A nerve disorder means Mark Farruggia's life is no walk in the park.
"Grade school and high school I couldn't run. I couldn't play sports because every time I did, I was tripping," says Farruggia.
Mark has an inherited type of peripheral neuropathy, a family of disorders that affects nerves we use constantly.
"We have motor nerves that go to our muscles and give them strength. We have sensory nerves that go to our skin," says Neurologist Dr. David Herrmann.
Patients with peripheral neuropathy need to know if their disease is progressing.
"But a limitation of some of the traditional tests is they have not been able to look at the nerve endings in the skin," says Herrmann.
The best test, a skin biopsy, is painful.

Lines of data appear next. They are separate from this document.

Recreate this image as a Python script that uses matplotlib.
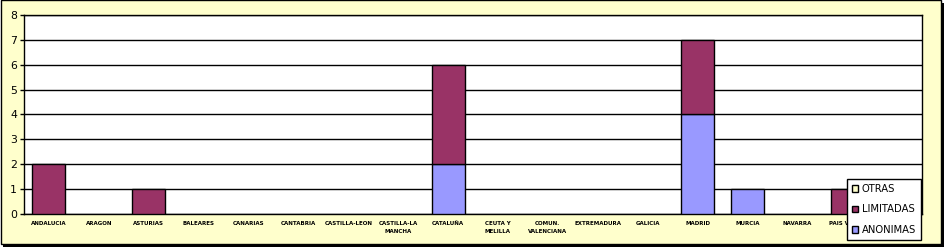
import numpy as np
import matplotlib
matplotlib.use("Agg")
import matplotlib.pyplot as plt
from matplotlib.patches import Rectangle

regions = ["ANDALUCIA", "ARAGON", "ASTURIAS", "BALEARES", "CANARIAS", "CANTABRIA",
           "CASTILLA-LEON", "CASTILLA-LA\nMANCHA", "CATALUÑA", "CEUTA Y\nMELILLA",
           "COMUN.\nVALENCIANA", "EXTREMADURA", "GALICIA", "MADRID", "MURCIA",
           "NAVARRA", "PAIS VASCO", "RIOJA"]
anonimas = [0, 0, 0, 0, 0, 0, 0, 0, 2, 0, 0, 0, 0, 4, 1, 0, 0, 0]
limitadas = [2, 0, 1, 0, 0, 0, 0, 0, 4, 0, 0, 0, 0, 3, 0, 0, 1, 0]
otras = [0] * len(regions)

bg = '#FFFFCC'
fig = plt.figure(figsize=(9.44, 2.47), dpi=100)
fig.patch.set_facecolor('white')

# frame with drop shadow
W, H = 944, 247
fig.patches.append(Rectangle((3 / W, 0), 941 / W, 244 / H, transform=fig.transFigure,
                             facecolor='black', edgecolor='none', zorder=-2))
fig.patches.append(Rectangle((0.5 / W, 3.5 / H), 940 / W, 243 / H, transform=fig.transFigure,
                             facecolor=bg, edgecolor='black', linewidth=1, zorder=-1))

ax = fig.add_axes([24 / W, 1 - 214 / H, (922 - 24) / W, (214 - 15) / H])
ax.set_facecolor('white')

x = np.arange(len(regions))
width = 0.66
an = np.array(anonimas)
li = np.array(limitadas)
ot = np.array(otras)
b1 = ax.bar(x, an, width, color='#9999FF', edgecolor='black', linewidth=1, zorder=3, label='ANONIMAS')
b2 = ax.bar(x, li, width, bottom=an, color='#993366', edgecolor='black', linewidth=1, zorder=3, label='LIMITADAS')
b3 = ax.bar(x, ot, width, bottom=an + li, color=bg, edgecolor='black', linewidth=1, zorder=3, label='OTRAS')
# hide zero-height bars
for bars, vals in ((b1, an), (b2, li), (b3, ot)):
    for rect, v in zip(bars, vals):
        if v == 0:
            rect.set_visible(False)

ax.set_xlim(-0.5, len(regions) - 0.5)
ax.set_ylim(0, 8)
ax.set_yticks(range(0, 9))
ax.grid(True, axis='y', color='black', linewidth=1, zorder=1)
ax.set_axisbelow(True)
for s in ax.spines.values():
    s.set_linewidth(1)
ax.tick_params(axis='y', labelsize=7.8, length=3, width=1, pad=2)
ax.set_xticks(x)
ax.set_xticklabels(regions, fontsize=4.0, fontweight='bold', linespacing=1.7)
ax.tick_params(axis='x', length=0, pad=5)

handles = [b3, b2, b1]
leg = fig.legend(handles, ['OTRAS', 'LIMITADAS', 'ANONIMAS'], loc='lower left',
                 bbox_to_anchor=(847 / W, 1 - 240 / H), fontsize=7.2,
                 frameon=True, fancybox=False, edgecolor='black', framealpha=1,
                 handlelength=0.6, handleheight=0.6, handletextpad=0.4,
                 labelspacing=1.05, borderpad=0.5, borderaxespad=0)
leg.get_frame().set_linewidth(1)
for h in leg.legend_handles:
    h.set_visible(True)
    h.set_edgecolor('black')

fig.savefig('out.png', dpi=100, facecolor=fig.get_facecolor())
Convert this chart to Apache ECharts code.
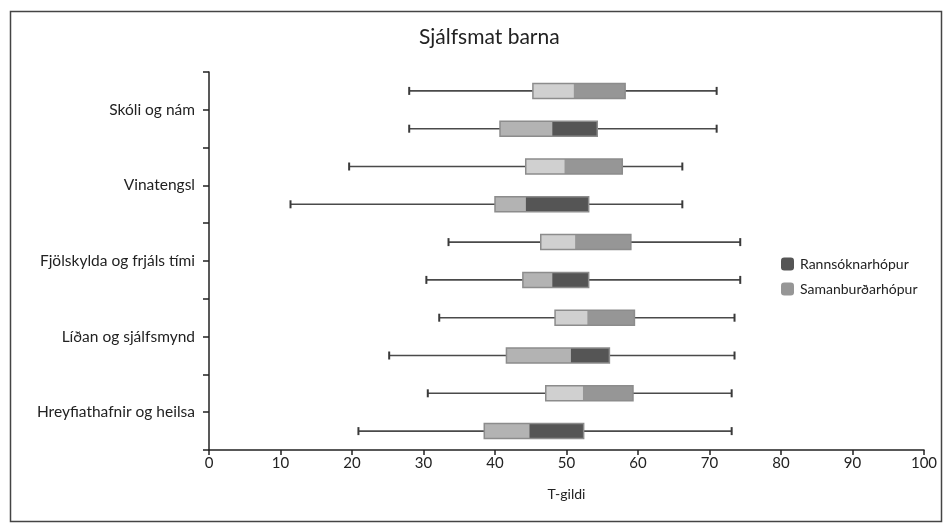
<!DOCTYPE html>
<html>
<head>
<meta charset="utf-8">
<script src="https://cdn.jsdelivr.net/npm/echarts@6/dist/echarts.min.js"></script>
<style>
html,body{margin:0;padding:0;background:#fff;}
#chart{width:947px;height:526px;}
</style>
</head>
<body>
<div id="chart"></div>
<script>
// Categories (top to bottom)
const categories = ['Skóli og nám', 'Vinatengsl', 'Fjölskylda og frjáls tími', 'Líðan og sjálfsmynd', 'Hreyfiathafnir og heilsa'];
// Each entry: [min, Q1, median, Q3, max]
const samanburdarhopur = [
  [28.0, 45.3, 51.0, 58.2, 71.0],
  [19.6, 44.3, 49.7, 57.8, 66.2],
  [33.5, 46.4, 51.2, 59.0, 74.3],
  [32.2, 48.4, 52.9, 59.5, 73.5],
  [30.6, 47.1, 52.3, 59.3, 73.1]
];
const rannsoknarhopur = [
  [28.0, 40.7, 48.0, 54.3, 71.0],
  [11.4, 40.0, 44.3, 53.1, 66.2],
  [30.4, 43.9, 48.0, 53.1, 74.3],
  [25.2, 41.6, 50.6, 56.0, 73.5],
  [20.9, 38.5, 44.8, 52.4, 73.1]
];
const xTicks = [0, 10, 20, 30, 40, 50, 60, 70, 80, 90, 100];
const rowSlots = categories.flatMap(c => [c + ' (S)', c + ' (R)']);

const FONT = 'Lato, "Noto Sans", sans-serif';

function makeRender(lowColor, highColor, sideSign) {
  return function (params, api) {
    const cat = api.value(0);
    const mn = api.value(1), q1 = api.value(2), md = api.value(3), q3 = api.value(4), mx = api.value(5);
    const band = api.size([0, 1])[1];
    const yc = api.coord([0, cat])[1] + sideSign * band / 4;
    const pMin = api.coord([mn, cat])[0];
    const pQ1 = api.coord([q1, cat])[0];
    const pMd = api.coord([md, cat])[0];
    const pQ3 = api.coord([q3, cat])[0];
    const pMax = api.coord([mx, cat])[0];
    const h = 15, capH = 8;
    const lineStyle = { stroke: '#4a4a4a', lineWidth: 1.6 };
    return {
      type: 'group',
      children: [
        { type: 'line', shape: { x1: pMin, y1: yc, x2: pQ1, y2: yc }, style: lineStyle },
        { type: 'line', shape: { x1: pQ3, y1: yc, x2: pMax, y2: yc }, style: lineStyle },
        { type: 'line', shape: { x1: pMin, y1: yc - capH / 2, x2: pMin, y2: yc + capH / 2 }, style: { stroke: '#3a3a3a', lineWidth: 2 } },
        { type: 'line', shape: { x1: pMax, y1: yc - capH / 2, x2: pMax, y2: yc + capH / 2 }, style: { stroke: '#3a3a3a', lineWidth: 2 } },
        { type: 'rect', shape: { x: pQ1, y: yc - h / 2, width: pMd - pQ1, height: h }, style: { fill: lowColor } },
        { type: 'rect', shape: { x: pMd, y: yc - h / 2, width: pQ3 - pMd, height: h }, style: { fill: highColor } },
        { type: 'rect', shape: { x: pQ1, y: yc - h / 2, width: pQ3 - pQ1, height: h }, style: { fill: 'none', stroke: '#8c8c8c', lineWidth: 1.5 } }
      ]
    };
  };
}

const chart = echarts.init(document.getElementById('chart'), null, { renderer: 'canvas' });
chart.setOption({
  animation: false,
  backgroundColor: '#fff',
  textStyle: { fontFamily: FONT },
  title: {
    text: 'Sjálfsmat barna',
    left: 414, top: 22,
    textStyle: { fontFamily: FONT, fontSize: 21, fontWeight: 'normal', color: '#222' }
  },
  graphic: [{
    type: 'rect', left: 8, top: 9,
    shape: { x: 0, y: 0, width: 931, height: 510 },
    style: { fill: 'none', stroke: '#444', lineWidth: 1.5 }
  }],
  legend: {
    orient: 'vertical', left: 776, top: 252,
    itemWidth: 13, itemHeight: 13, itemGap: 11,
    icon: 'roundRect',
    data: ['Rannsóknarhópur', 'Samanburðarhópur'],
    textStyle: { fontFamily: FONT, fontSize: 14, color: '#222', padding: [0, 0, 0, 1] }
  },
  grid: { left: 209, right: 23, top: 72, bottom: 76 },
  xAxis: {
    type: 'value', min: 0, max: 100, interval: 10,
    name: 'T-gildi', nameLocation: 'middle', nameGap: 37,
    nameTextStyle: { fontFamily: FONT, fontSize: 14, color: '#222' },
    axisLine: { show: true, lineStyle: { color: '#222', width: 1.5 } },
    axisTick: { show: true, length: 5, lineStyle: { color: '#222', width: 1.5 } },
    axisLabel: { fontFamily: FONT, fontSize: 15, color: '#222', margin: 6,
      formatter: v => xTicks.includes(v) ? String(v) : '' },
    splitLine: { show: false }
  },
  yAxis: [
    {
      type: 'category', data: categories, inverse: true,
      axisLine: { show: false }, axisTick: { show: false },
      axisLabel: { fontFamily: FONT, fontSize: 15.5, color: '#222', margin: 14 }
    },
    {
      type: 'category', data: rowSlots, inverse: true, position: 'left',
      axisLine: { show: true, lineStyle: { color: '#222', width: 1.5 } },
      axisTick: { show: true, length: 6, lineStyle: { color: '#222', width: 1.5 } },
      axisLabel: { show: false }
    }
  ],
  series: [
    {
      name: 'Samanburðarhópur', type: 'custom', yAxisIndex: 0,
      itemStyle: { color: '#969696' },
      renderItem: makeRender('#d0d0d0', '#969696', -1),
      encode: { x: [1, 2, 3, 4, 5], y: 0 },
      data: samanburdarhopur.map((d, i) => [i].concat(d))
    },
    {
      name: 'Rannsóknarhópur', type: 'custom', yAxisIndex: 0,
      itemStyle: { color: '#555555' },
      renderItem: makeRender('#b3b3b3', '#555555', 1),
      encode: { x: [1, 2, 3, 4, 5], y: 0 },
      data: rannsoknarhopur.map((d, i) => [i].concat(d))
    }
  ]
});
</script>
</body>
</html>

So Dr. Herrmann and his colleagues are working on a non-invasive way to examine the nerves.
"One technique that we've been looking at is called in vivo confocal reflectance microscopy," says Herrmann.
The microscope is connected to the hand or foot. Then a low-level laser beam helps reveal the extent of nerve damage in the skin's touch receptors.
"Understanding their density or the number of them in the skin and their health is potentially useful to identify and detect peripheral neuropathy and monitor it over time," says Herrmann.
This type of imaging could identify new neuropathy patients and help existing ones.
"That will allow us to monitor nerve disease more efficiently, painlessly and rapidly over time," says Herrmann.
Giving patients, like Mark, an up close and personal view of their nerves. The technique has to undergo further testing before it's used as a diagnostic or tracking tool.